Possono stare tranquilli quanti, nelle scorse ore, hanno espresso una sacrosanta indignazione per la proposta avanzata dal governo Renzi al riguardo del “prestito pensionabile” e hanno gridato alla truffa e all’evidente tentativo di favorire i conti delle Banche e delle assicurazioni (di regime? Monte dei Paschi, Banca Etruria, Unipol – SAI ?)
. La notizia è questa: L’Ue mette un paletto per i Paesi dell’Euro sul fronte delle pensioni. Non si rivolge all’Italia, che la sua riforma l’ha già fatta. Ma chiede a tutti i partner di “estendere la vita lavorativa e quindi rafforzare il reddito pensionistico, attraverso misure che aumentino l’occupabilità delle persone più anziane e che restringano il ritiro anticipato dalla forza lavoro”.
E’ un principio generale, certo. Ma arriva proprio mentre in Italia entra nel vivo il confronto sulla flessibilità in uscita, con i sindacati in pressing per chiedere più attenzione soprattutto per i lavori usuranti.
La dichiarazione ”sui principi comuni per rafforzare la sostenibilità delle pensioni” arriva al termine dell’Eurogruppo che ”registra ”i significanti progressi fatti” dai paesi membri, ma esprime ”preoccupazione” e sostiene che ”ulteriori azioni politiche servono per rafforzare la capacità dei sistemi pensionistici di reggere alle difficoltà democratiche e contro i rischi di riforme inverse”
Il messaggio è chiaro: bisogna incatenare i lavoratori al loro banco, alla loro scrivania, al loro tavolo per l’eternità, per spremere come limoni e buttar poi via le loro esistenze.
Non va bene neppure la truffa: è necessario continuare con lo schiacciamento, mentre non una parola viene detta al riguardo della condizione materiale dei nuovi lavoratori provenienti da altre parti del mondo e messi in fila dai caporali e dell’eterna attesa delle giovani generazioni.
Quello dell’intensificazione dello sfruttamento è proprio’ il messaggio che arriva da Bruxelles in un momento quanto mai delicato e complesso per l’intera Unione.

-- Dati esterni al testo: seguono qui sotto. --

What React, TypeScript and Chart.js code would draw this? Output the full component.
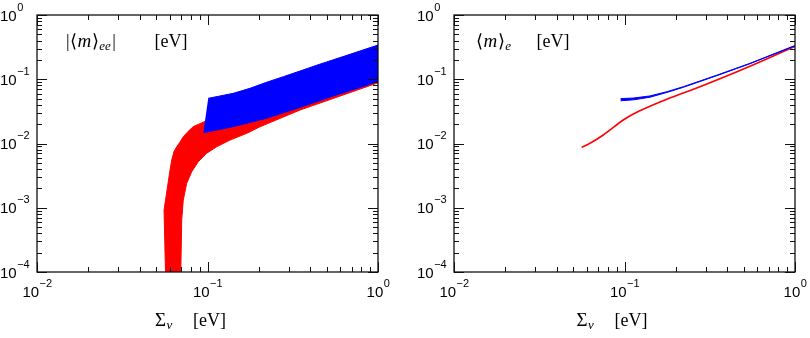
import React, { useEffect, useRef } from 'react';
import { Chart, registerables } from 'chart.js';

Chart.register(...registerables);

// ---------- axis ranges & ticks ----------
const X_MIN = 0.01;
const X_MAX = 1;
const Y_MIN = 1e-4;
const Y_MAX = 1;
const xMajorTicks = [0.01, 0.1, 1];
const xMajorExponents = ['\u22122', '\u22121', '0'];
const yMajorTicks = [1e-4, 1e-3, 1e-2, 1e-1, 1];
const yMajorExponents = ['\u22124', '\u22123', '\u22122', '\u22121', '0'];
const minorMultipliers = [2, 3, 4, 5, 6, 7, 8, 9];

// ---------- left panel: |<m>_ee| ----------
// normal hierarchy band (red): left/upper edge, from the bottom towards the right
const nhEeUpperX = [0.0567, 0.0556, 0.0603, 0.0617, 0.0636, 0.066, 0.069, 0.0721, 0.0769, 0.0825, 0.0945, 0.11, 0.2, 0.5, 1.0];
const nhEeUpperY = [1e-4, 9.2e-4, 0.00387, 0.00553, 0.0075, 0.0089, 0.01055, 0.01276, 0.01537, 0.0183, 0.0215, 0.026, 0.055, 0.15, 0.31];
// right/lower edge, from the bottom towards the right
const nhEeLowerX = [0.0697, 0.0706, 0.0721, 0.0755, 0.0808, 0.0883, 0.0989, 0.1132, 0.1355, 0.17, 0.203, 0.349, 1.0];
const nhEeLowerY = [1e-4, 6.45e-4, 0.00132, 0.0024, 0.00364, 0.00521, 0.00704, 0.0089, 0.0113, 0.0144, 0.0182, 0.0332, 0.088];
// inverted hierarchy band (blue)
const ihEeUpperX = [0.101, 0.1184, 0.1417, 0.1775, 0.222, 0.2783, 0.349, 0.436, 0.685, 1.0];
const ihEeUpperY = [0.0505, 0.0549, 0.0604, 0.0723, 0.0897, 0.1096, 0.1344, 0.1648, 0.2445, 0.341];
const ihEeLowerX = [0.0945, 0.1417, 0.222, 0.349, 0.5467, 1.0];
const ihEeLowerY = [0.0147, 0.0183, 0.0247, 0.0366, 0.0549, 0.0917];

// ---------- right panel: <m>_e ----------
const nhMeX = [0.0561, 0.0628, 0.0751, 0.0984, 0.1127, 0.177, 0.277, 0.435, 0.682, 1.0];
const nhMeY = [0.00873, 0.01007, 0.01355, 0.0232, 0.0288, 0.0488, 0.0766, 0.124, 0.2065, 0.325];
const ihMeX = [0.095, 0.1127, 0.141, 0.177, 0.221, 0.347, 0.545, 1.0];
const ihMeUpperY = [0.05, 0.051, 0.055, 0.064, 0.0765, 0.1155, 0.1772, 0.336];
const ihMeLowerY = [0.0462, 0.0478, 0.0525, 0.0622, 0.0748, 0.1133, 0.1745, 0.33];

const RED = '#ff0000';
const BLUE = '#0000ff';

type Pt = { x: number; y: number };
const zip = (xs: number[], ys: number[]): Pt[] => xs.map((x, i) => ({ x, y: ys[i] }));
const outline = (ux: number[], uy: number[], lx: number[], ly: number[]): Pt[] =>
  zip(ux, uy).concat(zip(lx, ly).reverse());

type Piece = { text: string; x?: number; gap?: number; italic?: boolean; sub?: boolean; size?: number };
type PanelCfg = {
  padding: { left: number; right: number; top: number; bottom: number };
  label: Piece[];
  labelBaseline: number;
  title: Piece[];
  titleBaseline: number;
};

const SERIF = '"Liberation Serif", "Times New Roman", serif';
const SANS = '"Liberation Sans", Arial, Helvetica, sans-serif';
const BASE_FONT = `15px ${SANS}`;
const EXP_FONT = `11px ${SANS}`;
const MAJOR_LEN = 10;
const MINOR_LEN = 5;

function drawPieces(ctx: CanvasRenderingContext2D, pieces: Piece[], baseline: number) {
  let cursor = 0;
  for (const p of pieces) {
    const size = p.size ?? (p.sub ? 13 : 18);
    ctx.font = `${p.italic ? 'italic ' : ''}${size}px ${SERIF}`;
    const x = p.x !== undefined ? p.x : cursor + (p.gap ?? 0);
    ctx.fillText(p.text, x, baseline + (p.sub ? 2.5 : 0));
    cursor = x + ctx.measureText(p.text).width;
  }
}

function drawPow(ctx: CanvasRenderingContext2D, exp: string, x: number, baseline: number, center: boolean) {
  ctx.font = BASE_FONT;
  const w1 = ctx.measureText('10').width;
  ctx.font = EXP_FONT;
  const w2 = ctx.measureText(exp).width;
  const start = center ? x - (w1 + w2) / 2 : x;
  ctx.font = BASE_FONT;
  ctx.fillText('10', start, baseline);
  ctx.font = EXP_FONT;
  ctx.fillText(exp, start + w1 + 0.5, baseline - 10);
}

function framePlugin(cfg: PanelCfg) {
  return {
    id: 'logFrame',
    afterDraw(chart: any) {
      const { ctx, chartArea: a, scales } = chart;
      const xs = scales.x;
      const ys = scales.y;
      ctx.save();
      ctx.strokeStyle = '#111';
      ctx.fillStyle = '#000';
      ctx.lineWidth = 1;
      const line = (x1: number, y1: number, x2: number, y2: number) => {
        ctx.beginPath();
        ctx.moveTo(x1, y1);
        ctx.lineTo(x2, y2);
        ctx.stroke();
      };
      const xMinor = xMajorTicks.slice(0, -1).flatMap((b) => minorMultipliers.map((m) => b * m));
      const yMinor = yMajorTicks.slice(0, -1).flatMap((b) => minorMultipliers.map((m) => b * m));
      const xTick = (v: number, len: number) => {
        const px = Math.round(xs.getPixelForValue(v)) + 0.5;
        line(px, a.bottom, px, a.bottom - len);
        line(px, a.top, px, a.top + len);
      };
      const yTick = (v: number, len: number) => {
        const py = Math.round(ys.getPixelForValue(v)) + 0.5;
        line(a.left, py, a.left + len, py);
        line(a.right, py, a.right - len, py);
      };
      xMinor.forEach((v) => xTick(v, MINOR_LEN));
      yMinor.forEach((v) => yTick(v, MINOR_LEN));
      xMajorTicks.forEach((v) => xTick(v, MAJOR_LEN));
      yMajorTicks.forEach((v) => yTick(v, MAJOR_LEN));
      ctx.lineWidth = 1.3;
      ctx.strokeRect(a.left, a.top, a.right - a.left, a.bottom - a.top);

      ctx.textAlign = 'left';
      ctx.textBaseline = 'alphabetic';
      xMajorTicks.forEach((v, i) => {
        drawPow(ctx, xMajorExponents[i], xs.getPixelForValue(v), a.bottom + 25, true);
      });
      yMajorTicks.forEach((v, i) => {
        drawPow(ctx, yMajorExponents[i], a.left - 37, ys.getPixelForValue(v) + 5.5, false);
      });
      drawPieces(ctx, cfg.label, cfg.labelBaseline);
      drawPieces(ctx, cfg.title, cfg.titleBaseline);
      ctx.restore();
    },
  };
}

function makeConfig(datasets: any[], cfg: PanelCfg): any {
  return {
    type: 'scatter',
    data: { datasets },
    options: {
      animation: false,
      responsive: false,
      maintainAspectRatio: false,
      devicePixelRatio: 1,
      layout: { padding: cfg.padding },
      scales: {
        x: { type: 'logarithmic', min: X_MIN, max: X_MAX, display: false },
        y: { type: 'logarithmic', min: Y_MIN, max: Y_MAX, display: false },
      },
      elements: { point: { radius: 0, hoverRadius: 0 }, line: { tension: 0 } },
      plugins: {
        legend: { display: false },
        tooltip: { enabled: false },
        filler: { drawTime: 'beforeDatasetDraw', propagate: false },
      },
      events: [],
    },
    plugins: [framePlugin(cfg)],
  };
}

const band = (data: Pt[], color: string) => ({
  data,
  showLine: true,
  fill: 'shape',
  backgroundColor: color,
  borderColor: color,
  borderWidth: 1,
  pointRadius: 0,
  clip: 0,
});

const leftCfg: PanelCfg = {
  padding: { left: 37, right: 27, top: 15, bottom: 66 },
  label: [
    { text: '|', x: 66 },
    { text: '\u27E8', gap: 0.5 },
    { text: 'm', italic: true, gap: 0.5, size: 19 },
    { text: '\u27E9', gap: 0.5 },
    { text: 'ee', italic: true, sub: true, gap: 0.5 },
    { text: '|', gap: 1.5 },
    { text: '[eV]', x: 154.5 },
  ],
  labelBaseline: 47,
  title: [
    { text: '\u03A3', x: 155, size: 19 },
    { text: '\u03BD', italic: true, sub: true, gap: 0.5 },
    { text: '[eV]', x: 193 },
  ],
  titleBaseline: 326,
};

const rightCfg: PanelCfg = {
  padding: { left: 49, right: 15, top: 15, bottom: 66 },
  label: [
    { text: '\u27E8', x: 71 },
    { text: 'm', italic: true, gap: 0.5, size: 19 },
    { text: '\u27E9', gap: 0.5 },
    { text: 'e', italic: true, sub: true, gap: 0.5 },
    { text: '[eV]', x: 131.5 },
  ],
  labelBaseline: 47,
  title: [
    { text: '\u03A3', x: 171.5, size: 19 },
    { text: '\u03BD', italic: true, sub: true, gap: 0.5 },
    { text: '[eV]', x: 209.5 },
  ],
  titleBaseline: 326,
};

export default function App() {
  const leftRef = useRef<HTMLCanvasElement>(null);
  const rightRef = useRef<HTMLCanvasElement>(null);

  useEffect(() => {
    const left = new Chart(
      leftRef.current as HTMLCanvasElement,
      makeConfig(
        [
          band(outline(ihEeUpperX, ihEeUpperY, ihEeLowerX, ihEeLowerY), BLUE),
          band(outline(nhEeUpperX, nhEeUpperY, nhEeLowerX, nhEeLowerY), RED),
        ],
        leftCfg
      )
    );
    const right = new Chart(
      rightRef.current as HTMLCanvasElement,
      makeConfig(
        [
          band(outline(ihMeX, ihMeUpperY, ihMeX, ihMeLowerY), BLUE),
          {
            data: zip(nhMeX, nhMeY),
            showLine: true,
            fill: false,
            borderColor: RED,
            backgroundColor: RED,
            borderWidth: 1.6,
            pointRadius: 0,
            cubicInterpolationMode: 'monotone',
            clip: 0,
          },
        ],
        rightCfg
      )
    );
    return () => {
      left.destroy();
      right.destroy();
    };
  }, []);

  return (
    <div style={{ position: 'absolute', left: 0, top: 0, width: 810, height: 338, background: '#fff' }}>
      <canvas
        ref={leftRef}
        width={405}
        height={338}
        style={{ position: 'absolute', left: 0, top: 0, width: 405, height: 338 }}
      />
      <canvas
        ref={rightRef}
        width={405}
        height={338}
        style={{ position: 'absolute', left: 405, top: 0, width: 405, height: 338 }}
      />
    </div>
  );
}
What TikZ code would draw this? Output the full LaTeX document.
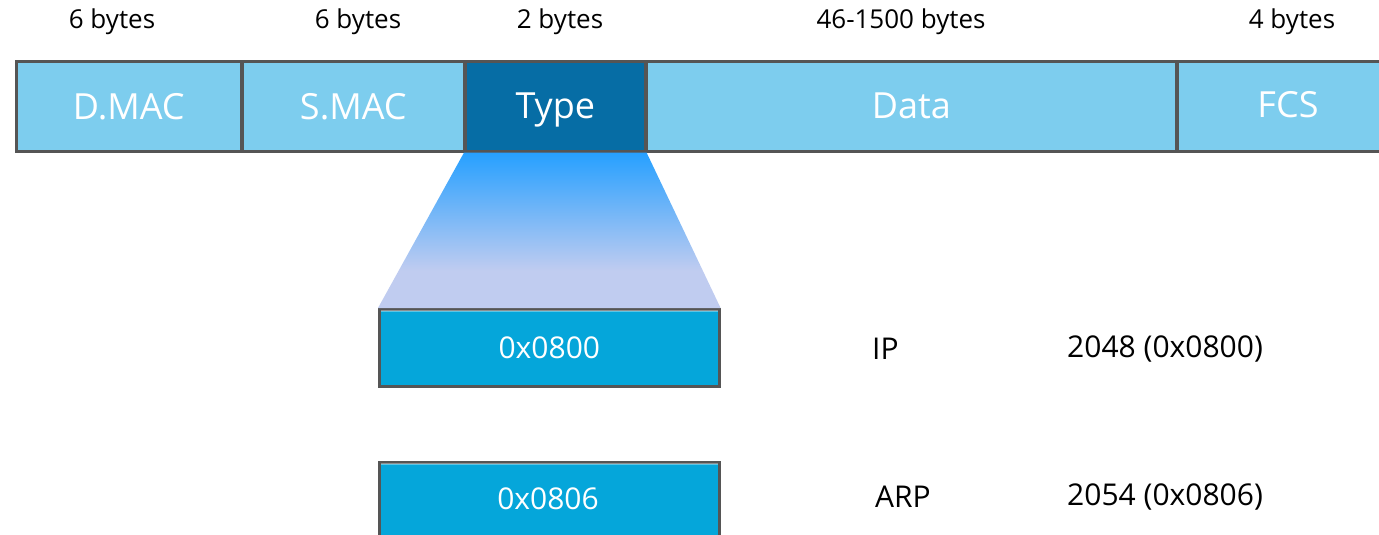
\documentclass[tikz,border=0pt]{standalone}
\usepackage{fontspec}
\setmainfont{Open Sans}
\definecolor{lightb}{HTML}{7DCDEE}
\definecolor{typeb}{HTML}{066DA5}
\definecolor{valb}{HTML}{05A6DA}
\definecolor{edge}{HTML}{555555}
\definecolor{funtop}{HTML}{26A0FF}
\definecolor{funbot}{HTML}{C0CCF0}
\pgfdeclareverticalshading{funnelshade}{100bp}{color(0bp)=(funbot); color(37bp)=(funbot); color(75bp)=(funtop); color(100bp)=(funtop)}
\begin{document}
\begin{tikzpicture}[x=1pt,y=-1pt,
  field/.style={draw=edge, line width=2.6pt, anchor=north west, inner sep=0pt,
    text=white, font=\fontsize{36}{40}\selectfont},
  fieldtxt/.style={text=white, font=\fontsize{36}{40}\selectfont, inner sep=0pt},
  valtxt/.style={text=white, font=\fontsize{30}{34}\selectfont, inner sep=0pt},
  sizelbl/.style={font=\fontsize{26}{30}\selectfont, text=black, inner sep=0pt},
  vallbl/.style={font=\fontsize{30}{34}\selectfont, text=black, inner sep=0pt, anchor=west}]
\useasboundingbox (0,0) rectangle (1379,535);
\begin{scope}
\clip (0,0) rectangle (1379,535);
% top fields
\node[field, fill=lightb, minimum width=225, minimum height=90] (dmac) at (15,60) {};
\node[field, fill=lightb, minimum width=222, minimum height=90] (smac) at (241,60) {};
\node[field, fill=typeb, minimum width=180, minimum height=90] (type) at (464,60) {};
\node[field, fill=lightb, minimum width=530, minimum height=90] (data) at (645,60) {};
\node[field, fill=lightb, minimum width=226, minimum height=90] (fcs) at (1176,60) {};
% value boxes
\node[field, fill=valb, minimum width=340, minimum height=77] (v1) at (378,308) {};
\node[field, fill=valb, minimum width=340, minimum height=100] (v2) at (378,461) {};
% funnel
\shade[shading=funnelshade] (type.south west) -- (type.south east) -- (v1.north east) -- (v1.north west) -- cycle;
% highlights
\draw[white, opacity=0.35, line width=1.5pt] ([xshift=3pt,yshift=-3pt]v1.north west) -- ([xshift=-3pt,yshift=-3pt]v1.north east);
\draw[white, opacity=0.35, line width=1.5pt] ([xshift=3pt,yshift=-3pt]v2.north west) -- ([xshift=-3pt,yshift=-3pt]v2.north east);
\end{scope}
% field texts
\node[fieldtxt] (dmact) at (dmac.center) {D.MAC};
\node[fieldtxt] (smact) at (smac.center) {S.MAC};
\node[fieldtxt, anchor=base] (typet) at ([yshift=-12pt]type.center) {Type};
\node[fieldtxt] (datat) at (data.center) {Data};
\node[fieldtxt] (fcst) at (1288,105) {FCS};
\node[valtxt] (v1t) at (v1.center) {0x0800};
\node[valtxt] (v2t) at (548,499) {0x0806};
% size labels
\node[sizelbl] (s1) at (112,22) {6 bytes};
\node[sizelbl] (s2) at (358,22) {6 bytes};
\node[sizelbl] (s3) at (560,22) {2 bytes};
\node[sizelbl] (s4) at (901,22) {46-1500 bytes};
\node[sizelbl] (s5) at (1292,22) {4 bytes};
% protocol labels
\node[vallbl] (ip) at (872,349) {IP};
\node[vallbl] (ipv) at (1067,349) {2048 (0x0800)};
\node[vallbl] (arp) at (875,497) {ARP};
\node[vallbl] (arpv) at (1067,497) {2054 (0x0806)};
\end{tikzpicture}
\end{document}
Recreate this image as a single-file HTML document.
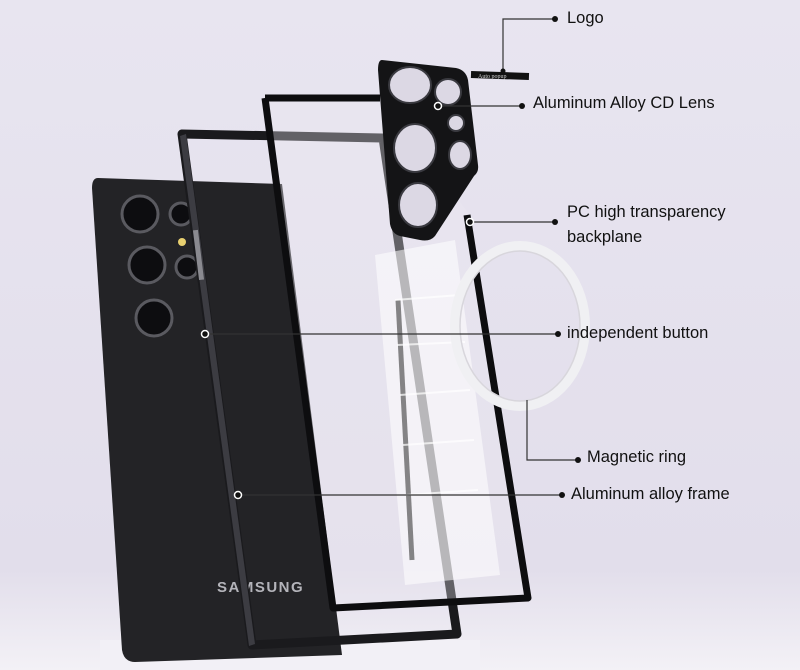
<!DOCTYPE html><html><head><style>
body{margin:0;width:800px;height:670px;overflow:hidden;background:#e6e2ee;font-family:"Liberation Sans",sans-serif}
svg{position:absolute;left:0;top:0}
.l{position:absolute;font-size:16.5px;color:#111;white-space:nowrap}
</style></head><body>
<svg width="800" height="670" viewBox="0 0 800 670">
<defs><linearGradient id="bg" x1="0" y1="0" x2="0" y2="1"><stop offset="0" stop-color="#e8e5f0"/><stop offset="0.85" stop-color="#e2deeb"/><stop offset="1" stop-color="#f3f1f6"/></linearGradient></defs>
<rect width="800" height="670" fill="url(#bg)"/>
<rect x="100" y="640" width="380" height="30" fill="#f2f0f6"/>
<!-- phone body -->
<path d="M98,178 L282,184 L342,655 L135,662 Q124,662 122,650 L92,188 Q92,178 98,178Z" fill="#232326"/>
<g fill="#0d0d10" stroke="#5a5a60" stroke-width="3">
<circle cx="140" cy="214" r="18"/><circle cx="147" cy="265" r="18"/><circle cx="154" cy="318" r="18"/>
<circle cx="181" cy="214" r="11"/><circle cx="187" cy="267" r="11"/></g>
<circle cx="182" cy="242" r="4" fill="#e8d070"/>
<text x="217" y="592" font-family="Liberation Sans" font-weight="bold" font-size="15" fill="#b4b4ba" letter-spacing="1.5">SAMSUNG</text>
<!-- aluminum frame -->
<path d="M182,134 L383,138 L457,634 L252,645 Z" fill="none" stroke="#1a1a1d" stroke-width="9" stroke-linejoin="round"/>
<path d="M180,136 L186,134 L255,644 L249,646Z" fill="#3c3c42"/>
<rect x="196" y="230" width="5" height="50" fill="#8a8a90" transform="rotate(-7 198 255)"/>
<!-- backplane -->
<path d="M265,98 L380,98 L470,215 L528,598 L333,608 Z" fill="#ece9f2" opacity="0.35"/>
<g fill="#ffffff" opacity="0.55"><path d="M375,255 L455,240 L500,575 L405,585Z"/></g>
<g stroke="#555" stroke-width="5" opacity="0.7"><path d="M398,300 L412,560"/></g>
<g stroke="#fff" stroke-width="2" opacity="0.7" fill="none"><path d="M395,300 L460,295 M397,345 L465,342 M400,395 L470,390 M403,445 L474,440 M406,495 L478,490"/></g>
<path d="M265,98 L380,98 M467,215 L528,598 L333,608 L265,98" fill="none" stroke="#0d0d0f" stroke-width="7" stroke-linejoin="round"/>
<!-- magnetic ring -->
<ellipse cx="520" cy="326" rx="65" ry="80" fill="none" stroke="#f0f0f3" stroke-width="10"/>
<ellipse cx="520" cy="326" rx="60" ry="75" fill="none" stroke="#d8d6dc" stroke-width="1.5"/>
<!-- lens plate -->
<path d="M382,60 L456,68 Q466,70 468,80 L478,165 Q479,172 474,176 L435,236 Q430,242 420,240 L400,236 Q392,234 390,224 L378,70 Q378,60 382,60Z" fill="#141416"/>
<g fill="#dcd8e4" stroke="#3a3a40" stroke-width="2">
<ellipse cx="410" cy="85" rx="21" ry="18"/><ellipse cx="448" cy="92" rx="13" ry="13"/>
<ellipse cx="415" cy="148" rx="21" ry="24"/><ellipse cx="456" cy="123" rx="8" ry="8"/><ellipse cx="460" cy="155" rx="11" ry="14"/>
<ellipse cx="418" cy="205" rx="19" ry="22"/></g>
<rect x="471" y="72" width="58" height="7" fill="#111" transform="rotate(2 500 75)"/>
<text x="478" y="78" font-size="6" fill="#ccc" font-family="Liberation Serif">Auto popup</text>
<!-- leaders -->
<g stroke="#333" stroke-width="1.2" fill="none">
<path d="M555,19 L503,19 L503,71"/><path d="M438,106 L522,106"/><path d="M470,222 L555,222"/>
<path d="M205,334 L558,334"/><path d="M527,400 L527,460 L578,460"/><path d="M238,495 L562,495"/></g>
<g fill="#111"><circle cx="555" cy="19" r="3"/><circle cx="503" cy="71" r="2.5"/><circle cx="522" cy="106" r="3"/><circle cx="555" cy="222" r="3"/><circle cx="558" cy="334" r="3"/><circle cx="578" cy="460" r="3"/><circle cx="562" cy="495" r="3"/></g>
<g fill="#111" stroke="#fff" stroke-width="1.5"><circle cx="438" cy="106" r="3.5"/><circle cx="470" cy="222" r="3.5"/><circle cx="205" cy="334" r="3.5"/><circle cx="238" cy="495" r="3.5"/></g>
</svg>
<div class="l" style="left:567px;top:9px">Logo</div>
<div class="l" style="left:533px;top:94px">Aluminum Alloy CD Lens</div>
<div class="l" style="left:567px;top:200px;line-height:25px">PC high transparency<br>backplane</div>
<div class="l" style="left:567px;top:324px">independent button</div>
<div class="l" style="left:587px;top:448px">Magnetic ring</div>
<div class="l" style="left:571px;top:485px">Aluminum alloy frame</div>
</body></html>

In Gran Bretagna si gioca lo scontro sull’uscita dall’Europa, in Francia continuano le grandi manifestazioni contro la “Loi du Travail”.
In entrambi i casi, come in Italia (dove addirittura i sindacati avevano espresso “non pregiudiziali” alla proposta dell’ennesima truffa in materia di pensioni) , non si riesce a comprendere l’essenza dello scontro in atto: in GB il “leave” pare in mano esclusivamente ai nazionalisti più biechi; in Francia l’elevato grado di scontro pare proprio non trovare una risposta politica a sinistra; in Italia si fa prima,non rimane proprio alcun soggetto in grado di farsi carico di questi temi, assolutamente decisivi non tanto e non solo per la vita delle lavoratrici e dei lavoratori.
Manca, da parte delle forze politiche e sindacali, l’analisi concreta delle contraddizioni in atto, di una visione internazionalista, di una capacità di contrastare politicamente e socialmente la deriva in atto.
Non si riesce, neppure, a mettere in atto un minimo di iniziativa provvista di una pallida impronta keynesiana, come sembrava voler fare il Labour prima di adagiarsi sul conformismo del “remain”.
Figuriamoci a riprendere il filo dell’analisi di classe delle contraddizioni in atto (come sarebbe indispensabile fare).
Si lascia la risposta a pericolose deviazioni attorno ai contrasti feroci che agitano questa parte del mondo: ai nazionalismi, alla xenofobia, alle oscillazioni populiste e sovraniste.
Questo della possibile mancata (ennesima) truffa sulle pensioni un piccolo episodio della tromboneria renziana?
Può darsi, ma un segnale importante, della stretta nella quale ci troviamo e dell’incapacità di affrontarla, dal punto di vista del movimento dei lavoratori, con la lotta e la proposta.